“Tokyo Rose”, “Axis Sally”, “Lord Hee-Haw” were nicknames given to radio broadcasters of English language and programming from Germany, Italy and Japan, aimed at demoralizing the Allied troops by making them fearful and/or homesick and in the latter days, hoping to promote reaching a negotiated truce short of an unconditional surrender. They gained their audiences by playing popular music from “back home”, along with reading out lists of ships or airplanes downed by the Axis, even including the names of POWs (and sometimes, reading purported letters from them casting their captors in a positive light).
Surely there were similar counter-broadcasts by the Allies as well? Was there a “Brooklyn Fritz” or “Seattle Eiko” known to the Germans and Japanese, or was this a strategy only aimed at the Allied troops sent to foreign shores to fight in Europe and Asia?

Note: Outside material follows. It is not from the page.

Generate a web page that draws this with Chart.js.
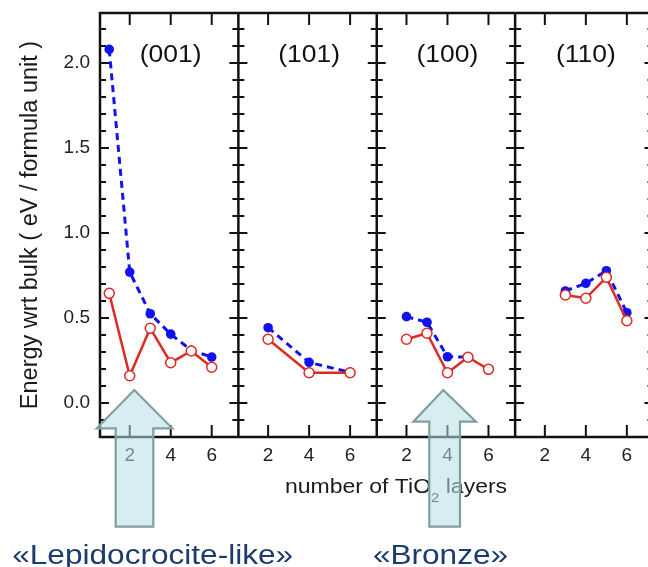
<!DOCTYPE html>
<html><head><meta charset="utf-8">
<script src="https://cdn.jsdelivr.net/npm/chart.js@4"></script>
<style>html,body{margin:0;padding:0;overflow:hidden;background:#fff}canvas{display:block}</style>
</head><body>
<canvas id="c" width="660" height="567"></canvas>
<script>
// ---- data ----
const layers = [1, 2, 3, 4, 5, 6];
const facets = ['(001)', '(101)', '(100)', '(110)'];
const xTickValues = [2, 4, 6];
const xTickLabels = ['2', '4', '6'];
const yTickValues = [0, 0.5, 1, 1.5, 2];
const yTickLabels = ['0.0', '0.5', '1.0', '1.5', '2.0'];
const blue001 = [2.08, 0.77, 0.525, 0.405, 0.31, 0.27];
const red001  = [0.645, 0.16, 0.44, 0.237, 0.306, 0.21];
const blue101 = [null, 0.443, null, 0.239, null, 0.18];
const red101  = [null, 0.375, null, 0.178, null, 0.178];
const blue100 = [null, 0.508, 0.475, 0.272, 0.27, null];
const red100  = [null, 0.375, 0.41, 0.178, 0.269, 0.198];
const blue110 = [null, null, 0.659, 0.704, 0.778, 0.531];
const red110  = [null, null, 0.635, 0.616, 0.739, 0.484];
const yTitle = 'Energy wrt bulk ( eV / formula unit )';
const arrowLabels = ['«Lepidocrocite-like»', '«Bronze»'];

const blueSeries = [blue001, blue101, blue100, blue110];
const redSeries = [red001, red101, red100, red110];

// ---- layout ----
const X_MIN = 0.55, X_MAX = 7.3, SPAN = X_MAX - X_MIN, NP = facets.length;
const FONT = "'Liberation Sans', Arial, Helvetica, sans-serif";
const BLUE = '#1212ee', RED = '#dd2a24';

const toPanel = (p, arr) => layers.map((l, i) => arr[i] == null ? null : { x: p * SPAN + l - X_MIN, y: arr[i] }).filter(Boolean);

const datasets = [];
for (let p = 0; p < NP; p++) {
  datasets.push({
    data: toPanel(p, redSeries[p]), order: 0,
    borderColor: RED, borderWidth: 2.5, pointRadius: 5, pointBorderWidth: 1.5,
    pointBackgroundColor: '#fff', pointBorderColor: RED, tension: 0
  });
  datasets.push({
    data: toPanel(p, blueSeries[p]), order: 1,
    borderColor: BLUE, borderWidth: 3, borderDash: [7, 5], pointRadius: 4.8, pointBorderWidth: 0,
    pointBackgroundColor: BLUE, pointBorderColor: BLUE, tension: 0
  });
}

function stretched(ctx, text, cx, y, sx) {
  ctx.save(); ctx.translate(cx, y); ctx.scale(sx, 1);
  ctx.textAlign = 'center'; ctx.textBaseline = 'alphabetic';
  ctx.fillText(text, 0, 0); ctx.restore();
}
function arrow(ctx, a) {
  ctx.beginPath();
  ctx.moveTo(a.tipX, a.tipY);
  ctx.lineTo(a.headR, a.headY);
  ctx.lineTo(a.shaftR, a.headY);
  ctx.lineTo(a.shaftR, a.bottom);
  ctx.lineTo(a.shaftL, a.bottom);
  ctx.lineTo(a.shaftL, a.headY);
  ctx.lineTo(a.headL, a.headY);
  ctx.closePath();
  ctx.fill(); ctx.stroke();
}

const panels = {
  id: 'panels',
  beforeDatasetsDraw(chart) {
    const ctx = chart.ctx, xs = chart.scales.x, ys = chart.scales.y;
    const { top, bottom } = chart.chartArea;
    const bx = [];
    for (let k = 0; k <= NP; k++) bx.push(xs.getPixelForValue(k * SPAN));
    ctx.save();
    ctx.strokeStyle = '#111'; ctx.lineWidth = 2.5; ctx.lineCap = 'butt';
    ctx.strokeRect(bx[0], top, bx[NP] - bx[0], bottom - top);
    for (let k = 1; k < NP; k++) { ctx.beginPath(); ctx.moveTo(bx[k], top); ctx.lineTo(bx[k], bottom); ctx.stroke(); }
    // y ticks
    ctx.lineWidth = 2;
    for (let i = -2; i <= 22; i++) {
      const py = ys.getPixelForValue(i / 10);
      const len = (i % 5 === 0) ? 9 : 6;
      for (let k = 0; k <= NP; k++) {
        const x0 = k === 0 ? bx[k] : bx[k] - len;
        const x1 = k === NP ? bx[k] : bx[k] + len;
        ctx.beginPath(); ctx.moveTo(x0, py); ctx.lineTo(x1, py); ctx.stroke();
      }
    }
    // x ticks
    for (let p = 0; p < NP; p++) {
      for (const t of xTickValues) {
        const px = xs.getPixelForValue(p * SPAN + t - X_MIN);
        ctx.beginPath(); ctx.moveTo(px, top); ctx.lineTo(px, top + 12); ctx.stroke();
        ctx.beginPath(); ctx.moveTo(px, bottom); ctx.lineTo(px, bottom - 12); ctx.stroke();
      }
    }
    ctx.restore();
  },
  afterDraw(chart) {
    const ctx = chart.ctx, xs = chart.scales.x;
    ctx.save();
    // facet titles
    ctx.fillStyle = '#111';
    ctx.font = '23px ' + FONT;
    for (let p = 0; p < NP; p++) {
      const cx = (xs.getPixelForValue(p * SPAN) + xs.getPixelForValue((p + 1) * SPAN)) / 2 + 1.5;
      stretched(ctx, facets[p], cx, 62, 1.15);
    }
    // x title with subscript
    const sx = 1.15, cx = 396, base = 493;
    ctx.fillStyle = '#1a1a1a';
    ctx.font = '20px ' + FONT;
    const p1 = 'number of TiO', p3 = ' layers';
    const w1 = ctx.measureText(p1).width, w3 = ctx.measureText(p3).width;
    ctx.font = '13px ' + FONT;
    const w2 = ctx.measureText('2').width;
    const total = (w1 + w2 + w3) * sx;
    ctx.save(); ctx.translate(cx - total / 2, base); ctx.scale(sx, 1);
    ctx.textAlign = 'left'; ctx.textBaseline = 'alphabetic';
    ctx.font = '20px ' + FONT; ctx.fillText(p1, 0, 0);
    ctx.font = '13px ' + FONT; ctx.fillText('2', w1, 9);
    ctx.font = '20px ' + FONT; ctx.fillText(p3, w1 + w2, 0);
    ctx.restore();
    // arrows
    ctx.fillStyle = 'rgba(183,222,230,0.55)';
    ctx.strokeStyle = '#819f9f'; ctx.lineWidth = 2.2; ctx.lineJoin = 'miter';
    arrow(ctx, { tipX: 134.3, tipY: 390, headY: 428.3, headL: 96.7, headR: 172.3, shaftL: 115.7, shaftR: 153.3, bottom: 526.7 });
    arrow(ctx, { tipX: 443.3, tipY: 390, headY: 421.7, headL: 413.3, headR: 476, shaftL: 429.3, shaftR: 460, bottom: 526.7 });
    // labels under arrows
    ctx.fillStyle = '#1b3c6c';
    ctx.font = '27px ' + FONT;
    stretched(ctx, arrowLabels[0], 152.7, 564, 1.17);
    stretched(ctx, arrowLabels[1], 440.5, 564, 1.17);
    ctx.restore();
  }
};

new Chart(document.getElementById('c'), {
  type: 'line',
  data: { datasets },
  plugins: [panels],
  options: {
    responsive: false, animation: false, devicePixelRatio: 1,
    layout: { padding: { left: 0, right: 6.5, top: 13, bottom: 0 } },
    plugins: { legend: { display: false }, tooltip: { enabled: false } },
    scales: {
      x: {
        type: 'linear', min: 0, max: NP * SPAN,
        grid: { display: false, drawTicks: false }, border: { display: false },
        afterBuildTicks: (s) => {
          const t = [];
          for (let p = 0; p < NP; p++) xTickValues.forEach(v => t.push({ value: p * SPAN + v - X_MIN }));
          s.ticks = t;
        },
        afterFit: (s) => { s.height = 130; s.paddingLeft = 0; s.paddingRight = 0; },
        ticks: {
          autoSkip: false, maxRotation: 0, padding: 7, color: '#222',
          font: { family: FONT, size: 19 },
          callback: (v, i) => xTickLabels[i % xTickLabels.length]
        }
      },
      y: {
        type: 'linear', min: -0.2, max: 2.294,
        grid: { display: false, drawTicks: false }, border: { display: false },
        afterBuildTicks: (s) => { s.ticks = yTickValues.map(v => ({ value: v })); },
        afterFit: (s) => { s.width = 100; s.paddingTop = 0; s.paddingBottom = 0; },
        ticks: {
          padding: 10, color: '#222', font: { family: FONT, size: 19 },
          callback: (v, i) => yTickLabels[i]
        },
        title: { display: true, text: yTitle, color: '#1a1a1a', font: { family: FONT, size: 23.5 }, padding: { top: 16, bottom: 0 } }
      }
    }
  }
});
</script>
</body></html>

For that matter what about the Russians? Was there a “Moscow Sergei” encouraging Russians to make peace with the Germans? Considering what happened in Poland and in the Nazi controlled areas of Ukraine that seems hard to believe. I know the Russians eventually used captured Friedrich Paulus (the German field marshal at the Battle of Stalingrad) in anti-Nazi propaganda campaigns, but that’s not quite the same sort of thing as the “Tokyo Rose” type of strategy.
Allied programs targeted at a German audience were widely used, the most popular being from the BBC. One notable difference was that there could not be popular nicknames of spokespersons as you could not discuss the programs with others. Hearing enemy stations was a criminal offence (Rundfunkverbrechen), punished with a prison term if you were caught listening, and concentration camp or death for spreading heard content to others. Every time you paid your radio license fee at the post office you were served notice of that, on the back of the receipt form.
Can you cite that claim? I don’t think I’ve ever heard that it was illegal to listen to the Nazi propaganda broadcasts. There’s no indication of it in this article, for example.
Re: the Lord Hee-Haw jokes: the above-cited Wikipedia article mentions there apparently was a lesser-known figure called Lord Hee-Haw at one point (perhaps predictably, a Yank).